Marc Faber: $1.5T U.S. budget deficits “for the foreseeable future”

Speaking with CNBC’s Squawk Box Asia hosts Martin Soong and Karen Tso early Monday morning, editor & publisher of the Gloom Boom Doom Report Marc Faber expects a minimum of $1.5 trillion U.S. budget deficits for some years to come.

“I don’t think it is possible to reduce the deficit meaningfully unless you increase taxation significantly, unless you cut spending meaningfully,” said Faber.  “And therefore, having the Democrats on one side of the aisle and the Republicans on the other, I don’t think they will compromise.  I think the debt ceiling will be increased—yes—but I think deficits will stay around minimum $1.5 trillion for the foreseeable future.”

If Faber’s prediction comes to pass—coupled with Goldman Sachs chief economist Jan Hatzius’ recent downward revision for 2011 U.S. GDP of $14.91 trillion—the U.S. deficit, as a percent to GDP, calculates to a Portugal and Greece size fiscal problem of more than 10 percent.

Of the $38.5 billion in cuts to the federal budget hammered out between President Obama and Republicans, only $352 million in savings was actually cut for this fiscal year, according to the Congressional Budget Office.

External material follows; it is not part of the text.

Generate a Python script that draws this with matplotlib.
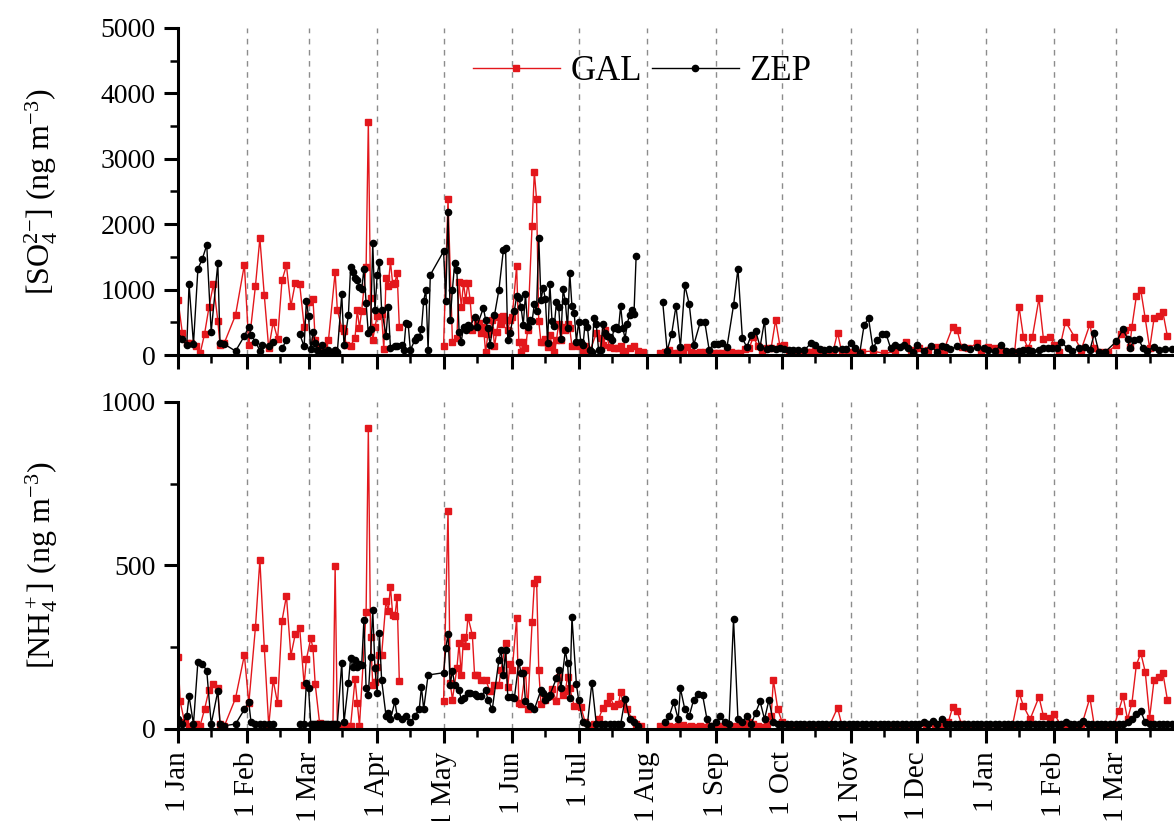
#! /usr/bin/env python
# SO4 and NH4 time series, GAL vs ZEP, two stacked panels

import numpy as np
import matplotlib
matplotlib.use('Agg')
import matplotlib.pyplot as plt
import matplotlib.dates as mdates
from matplotlib.ticker import MultipleLocator

# (days since 1 Jan 2017, value)  -- None breaks the line
gal_so4 = [(0,840),(2,330),(4,180),(6,180),(8,130),(10,25),(12,320),(14,730),(16,1080),(18,525),(19,150),(21,190),
           (26,610),(30,1380),(32,150),(35,1055),(37,1785),(39,910),(41,100),(43,500),(45,250),(47,1140),(49,1370),
           (51,745),(53,1105),(55,1080),(57,435),(59,805),(61,855),(62,230),(64,100),(66,130),(68,230),(71,1265),
           (72,690),(74,410),(75,360),(76,150),(78,140),(80,265),(81,690),(82,410),(83,680),(85,1350),(86,3570),
           (87,870),(88,230),(89,435),(90,590),(92,620),(93,85),(94,1175),(95,1060),(96,1430),(97,1085),(98,1095),
           (99,1260),(100,435),(110,None),(120,140),(122,2380),(124,205),(126,255),(127,1120),(128,740),(129,1100),
           (130,840),(131,1100),(132,840),(133,385),(135,485),(136,485),(137,330),(138,430),(139,40),(140,315),
           (141,380),(142,535),(143,130),(144,355),(145,580),(146,480),(147,590),(148,530),(149,380),(150,533),
           (151,580),(153,1360),(154,200),(155,50),(156,200),(157,100),(158,380),(160,1970),(161,2800),(162,2380),
           (163,520),(164,200),(165,200),(166,250),(167,125),(168,305),(169,150),(170,40),(171,230),(172,480),
           (173,230),(174,430),(175,380),(176,480),(177,410),(178,130),(181,130),(183,80),(184,130),(186,50),
           (189,330),(191,255),(192,150),(193,380),(195,125),(197,100),(199,100),(200,135),(201,60),(202,40),
           (204,100),(206,130),(208,60),(210,40),(214,None),(218,25),(220,50),(222,75),(224,35),(226,25),(228,50),
           (230,125),(232,50),(234,25),(236,50),(238,40),(240,25),(242,25),(244,25),(246,25),(248,50),(250,40),
           (252,25),(254,25),(256,85),(258,100),(260,280),(262,130),(264,50),(266,100),(268,110),(270,533),
           (272,130),(274,150),(276,30),(278,40),(280,20),(282,30),(284,50),(286,40),(288,60),(290,70),(292,30),
           (294,40),(296,60),(298,340),(300,25),(302,30),(305,40),(309,50),(314,60),(319,25),(324,50),(329,200),
           (331,70),(335,100),(339,75),(343,125),(346,75),(350,430),(352,380),(354,125),(357,100),(361,180),
           (363,35),(366,125),(369,100),(372,75),(375,50),(378,50),(380,735),(382,270),(384,100),(386,270),
           (389,865),(391,250),(394,280),(396,150),(398,50),(401,510),(405,280),(408,75),(412,470),(414,100),
           (417,50),(420,50),(424,150),(426,320),(428,380),(430,125),(431,435),(433,900),(435,990),(437,560),
           (439,100),(441,560),(443,595),(445,650),(447,290)]

zep_so4 = [(0,255),(2,245),(4,150),(5,1080),(7,168),(9,1315),(11,1470),(13,1680),(15,355),(18,1400),(19,190),
           (21,165),(26,60),(30,290),(32,435),(33,305),(35,205),(37,65),(38,150),(41,130),(43,205),(45,None),
           (47,100),(49,230),(52,None),(55,320),(57,130),(58,830),(59,590),(60,85),(61,355),(62,190),(63,75),
           (64,25),(65,150),(66,50),(67,35),(68,75),(69,25),(70,50),(71,75),(72,50),(74,930),(75,150),(77,610),
           (78,1350),(79,1275),(80,1170),(81,1150),(82,1045),(83,1005),(84,1315),(85,790),(86,330),(87,395),
           (88,1710),(89,690),(90,1225),(91,1420),(92,690),(94,295),(95,740),(96,100),(98,135),(99,135),(101,150),
           (102,75),(103,485),(104,475),(105,75),(107,230),(108,280),(109,280),(110,395),(111,825),(112,1000),
           (113,75),(114,1225),(120,1585),(121,830),(122,2180),(123,535),(124,1000),(125,1400),(126,1300),
           (127,355),(128,205),(129,435),(130,380),(131,460),(132,435),(134,585),(135,435),(138,720),(139,535),
           (140,410),(141,155),(143,610),(145,995),(147,1600),(148,1640),(149,235),(150,330),(152,680),(153,900),
           (154,865),(155,730),(156,460),(157,930),(158,430),(159,530),(160,520),(161,780),(162,680),(163,1795),
           (164,840),(165,1030),(166,850),(167,190),(168,1090),(169,520),(170,440),(171,810),(172,730),(173,240),
           (174,1010),(175,820),(176,410),(177,1260),(178,745),(179,645),(180,205),(181,510),(182,200),(183,150),
           (184,510),(185,430),(186,75),(187,50),(188,560),(189,470),(190,80),(191,75),(192,480),(193,330),
           (194,290),(195,280),(196,230),(197,410),(198,430),(199,390),(200,750),(201,410),(202,250),(203,480),
           (204,610),(205,685),(206,620),(207,1515),(212,None),(219,810),(221,65),(223,315),(225,750),(227,120),
           (229,1065),(231,775),(233,150),(236,505),(238,505),(240,75),(242,170),(244,170),(246,180),(248,115),
           (251,760),(253,1320),(255,255),(257,120),(259,305),(261,365),(263,125),(265,525),(266,85),(268,100),
           (270,85),(272,100),(274,85),(276,75),(278,75),(280,75),(283,75),(286,180),(288,150),(290,85),(292,75),
           (294,85),(297,85),(300,85),(302,85),(304,190),(306,100),(308,25),(310,460),(312,560),(314,100),
           (316,230),(318,315),(320,315),(322,100),(324,150),(326,125),(328,150),(330,100),(332,50),(334,150),
           (337,65),(340,135),(343,50),(345,135),(347,115),(349,85),(352,135),(355,115),(358,85),(361,115),
           (364,100),(366,75),(369,65),(372,150),(374,65),(377,65),(380,65),(382,75),(384,75),(386,65),(389,75),
           (391,100),(393,100),(395,100),(397,100),(399,200),(402,100),(404,65),(407,100),(410,115),(412,75),
           (414,330),(416,50),(419,50),(424,210),(427,395),(429,240),(430,100),(432,230),(434,250),(436,100),
           (438,65),(441,125),(443,75),(446,90),(449,90)]

gal_nh4 = [(0,220),(1,84),(3,20),(5,10),(8,15),(10,10),(12,60),(14,119),(16,137),(18,124),(19,15),(21,10),
           (26,94),(30,226),(32,78),(35,311),(37,517),(39,249),(41,10),(43,150),(45,78),(47,331),(49,407),
           (51,224),(53,290),(55,308),(57,135),(58,213),(60,277),(61,247),(62,137),(64,17),(66,10),(68,10),
           (70,10),(71,498),(72,10),(74,10),(76,10),(78,10),(80,152),(81,80),(82,10),(85,359),(86,921),(87,282),
           (88,135),(89,145),(90,190),(91,226),(92,226),(94,392),(95,360),(96,435),(97,350),(98,345),(99,403),
           (100,147),(110,None),(120,85),(122,667),(123,140),(124,90),(126,185),(127,262),(128,165),(129,282),
           (130,255),(131,343),(133,287),(134,165),(135,165),(137,150),(139,150),(141,115),(143,135),(145,135),
           (146,180),(148,262),(149,129),(150,199),(151,180),(153,339),(154,80),(155,75),(157,180),(158,60),
           (160,327),(161,445),(162,460),(163,180),(164,75),(166,90),(168,100),(169,121),(171,85),(172,158),
           (174,105),(175,115),(176,160),(177,125),(179,70),(182,68),(184,20),(186,10),(188,15),(190,30),(192,65),
           (194,78),(195,102),(197,70),(199,75),(200,114),(201,80),(203,60),(205,30),(207,15),(209,10),(214,None),
           (218,10),(220,5),(222,10),(224,5),(226,8),(228,12),(230,5),(232,10),(234,5),(236,8),(238,5),(240,10),
           (242,5),(244,8),(246,5),(248,10),(250,5),(252,8),(254,5),(256,10),(258,20),(260,15),(262,10),(264,5),
           (266,15),(268,40),(269,150),(271,60),(273,20),(276,10),(279,8),(282,10),(285,5),(288,10),(291,8),
           (294,5),(298,65),(300,10),(303,8),(306,5),(310,10),(314,8),(318,5),(322,10),(326,8),(330,5),(334,10),
           (338,8),(342,10),(345,15),(348,20),(350,67),(352,55),(354,15),(358,8),(362,10),(366,5),(370,10),
           (374,8),(377,10),(380,110),(382,70),(385,30),(389,98),(391,40),(394,35),(396,45),(399,10),(402,8),
           (405,10),(408,5),(412,95),(414,10),(417,8),(420,10),(423,10),(425,55),(427,100),(429,30),(431,80),
           (433,196),(435,232),(437,175),(439,35),(441,150),(443,158),(445,170),(447,90)]

zep_nh4 = [(0,30),(2,15),(4,40),(5,101),(7,15),(9,206),(11,199),(13,178),(15,15),(18,116),(19,15),(21,10),
           (26,15),(30,60),(32,82),(33,20),(35,15),(37,15),(39,15),(41,15),(43,15),(45,None),(55,15),(57,15),
           (58,140),(59,124),(60,15),(61,15),(62,15),(63,15),(64,15),(65,15),(66,15),(67,15),(68,15),(69,15),
           (70,15),(71,15),(72,15),(74,203),(75,20),(77,140),(78,218),(79,190),(80,210),(81,190),(82,200),
           (83,195),(84,333),(85,125),(86,105),(87,220),(88,364),(89,185),(90,110),(91,292),(92,150),(94,40),
           (95,50),(96,30),(98,84),(99,40),(101,30),(103,40),(105,20),(107,40),(109,60),(110,129),(111,60),
           (113,165),(120,172),(121,247),(122,290),(123,135),(124,178),(125,135),(127,120),(128,90),(129,95),
           (131,110),(132,110),(134,108),(135,100),(137,100),(139,120),(140,90),(142,60),(145,211),(146,242),
           (147,165),(148,240),(149,99),(151,99),(152,95),(154,206),(155,170),(156,170),(157,85),(159,70),
           (161,60),(164,119),(165,109),(166,89),(167,99),(168,104),(171,155),(172,180),(173,124),(175,240),
           (176,201),(177,96),(178,341),(180,137),(181,89),(183,20),(185,15),(187,142),(189,15),(191,15),
           (193,15),(195,15),(197,15),(199,15),(200,15),(202,92),(204,30),(206,20),(208,10),(212,None),(220,20),
           (222,40),(224,82),(226,30),(227,124),(229,60),(231,40),(233,90),(235,107),(237,104),(239,30),(241,10),
           (243,20),(245,40),(247,20),(249,15),(251,335),(253,30),(255,20),(257,40),(259,15),(261,50),(263,84),
           (265,30),(267,89),(269,20),(271,15),(273,15),(275,15),(277,15),(279,15),(281,15),(283,15),(285,15),
           (287,15),(289,15),(291,15),(293,15),(295,15),(297,15),(299,15),(301,15),(303,15),(305,15),(307,15),
           (309,15),(311,15),(313,15),(315,15),(317,15),(319,15),(321,15),(323,15),(325,15),(327,15),(329,15),
           (331,15),(333,15),(335,15),(337,20),(339,15),(341,25),(343,15),(345,30),(347,15),(349,15),(351,15),
           (353,15),(355,15),(357,15),(359,15),(361,15),(363,15),(365,15),(367,15),(369,15),(371,15),(373,15),
           (375,15),(377,15),(379,15),(381,15),(383,15),(385,15),(387,15),(389,15),(391,15),(393,15),(395,15),
           (397,15),(399,15),(401,20),(403,15),(405,15),(407,15),(409,25),(411,15),(413,15),(415,15),(417,15),
           (419,15),(421,15),(423,15),(425,15),(427,15),(429,20),(431,30),(433,45),(435,55),(437,20),(439,15),
           (441,15),(443,15),(445,15),(447,15),(449,15)]

START = np.datetime64('2017-01-01')
END = np.datetime64('2018-03-27')


def to_xy(pairs):
    days = np.array([p[0] for p in pairs], dtype=int)
    vals = np.array([np.nan if p[1] is None else p[1] for p in pairs], dtype=float)
    return (START + days.astype('timedelta64[D]')).astype('datetime64[D]'), vals


plt.rcParams['font.family'] = ['Liberation Serif', 'DejaVu Serif']
plt.rcParams['mathtext.fontset'] = 'custom'
plt.rcParams['mathtext.rm'] = 'Liberation Serif'
plt.rcParams['mathtext.it'] = 'Liberation Serif:italic'

RED = '#e3171c'
fig = plt.figure(figsize=(11.74, 8.21), dpi=100)
ax1 = fig.add_axes([0.1516, 0.5676, 0.8484, 0.3983])
ax2 = fig.add_axes([0.1516, 0.1121, 0.8484, 0.3983])

panels = [(ax1, gal_so4, zep_so4, 5000, 1000, 500, '[SO$_4^{2\\mathrm{-}}$] (ng m$^{\\mathrm{-3}}$)'),
          (ax2, gal_nh4, zep_nh4, 1000, 500, 250, '[NH$_4^+$] (ng m$^{\\mathrm{-3}}$)')]

month_lines = np.arange(np.datetime64('2017-02'), np.datetime64('2018-04'), np.timedelta64(1, 'M')).astype('datetime64[D]')

for ax, gal, zep, ymax, major, minor, ylab in panels:
    for d in month_lines:
        ax.axvline(d, color='#8c8c8c', lw=1.0, ls=(0, (4, 4)), zorder=0)
    gx, gy = to_xy(gal)
    zx, zy = to_xy(zep)
    ax.plot(gx, gy, '-', color=RED, lw=1.0, marker='s', ms=4, mec=RED, mfc=RED, label='GAL')
    ax.plot(zx, zy, '-', color='black', lw=1.0, marker='o', ms=4.5, label='ZEP')

    ax.set_xlim(START, END)
    ax.set_ylim(0, ymax)
    ax.yaxis.set_major_locator(MultipleLocator(major))
    ax.yaxis.set_minor_locator(MultipleLocator(minor))
    ax.xaxis.set_major_locator(mdates.MonthLocator(bymonthday=1))
    ax.xaxis.set_minor_locator(mdates.MonthLocator(bymonthday=16))
    ax.xaxis.set_major_formatter(mdates.DateFormatter('1 %b'))

    for s in ['top', 'right']:
        ax.spines[s].set_visible(False)
    for s in ['left', 'bottom']:
        ax.spines[s].set_linewidth(2.2)
    ax.tick_params(which='major', direction='out', length=10, width=2.2, labelsize=20, pad=6)
    ax.tick_params(which='minor', direction='out', length=6, width=1.8)
    ax.set_ylabel(ylab, fontsize=23)
    ax.yaxis.set_label_coords(-0.118, 0.5)

ax1.tick_params(axis='x', labelbottom=False)
for lab in ax2.get_xticklabels():
    lab.set_rotation(90)
    lab.set_fontsize(21)

ax1.legend(loc='center', bbox_to_anchor=(0.466, 0.868), ncol=2, frameon=False, fontsize=25,
           handlelength=2.5, handletextpad=0.3, columnspacing=0.3, numpoints=1, borderaxespad=0)

fig.savefig('out.png', dpi=100)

Now that the budget has been finalized without any substantial consideration to cutting entitlement programs, raising taxes drastically, or a combination of both, Faber suggested that the U.S. is on track for unsustainable deficits and repeated raises to the debt ceiling.

Who will be forced to pay for budget shortfalls is the age-old question that both political parties face.  But both Democrats and Republicans won’t agree to forge politically unpopular solutions and face an already-angry, anxious and financially struggling constituency.  Instead, both parties have taken a familiar politically expedient course—that is, to kick the can down the road until after the next election.

“I think the Democrats want the well-to-do people to accept higher taxes, the well-to-do people want to accept essentially the lower-income groups to accept lower spending,” Faber continued.  “So they will not agree.”

“But both benefit from high deficits.  The Democrats because they get handouts, although these handouts are eaten up by inflation. In other words, price increases . . .  (audio cuts out), so in real terms their incomes don’t go up.  But, maybe, they don’t see that this way.  And the Republicans, they don’t have increased taxation, so they also believe they benefit. And in addition to that, there is a lot of spending that benefits well-to-do people, like defense expenditures,” he said.

When asked to comment on a bi-partisan committee in Washington that has identified $4 trillion in budget cuts over 12 years, Faber was amused by the attempt to temper his dire view of the U.S. budget deficit and the implications for the American dollar.

“There have always been deficit reduction plans, and none of them were sic kept because of politics and of the economic situation,” he chuckled. “I think maybe you can cut the deficit from say $1.5 trillion down to $1.4 [trillion] dollars, by a $100 billion, or so.  But they argue now for almost six months to cut the deficit, or reduce the deficit, by $40 billion.  What does it matter, $40 billion on $1.5 trillion dollars?”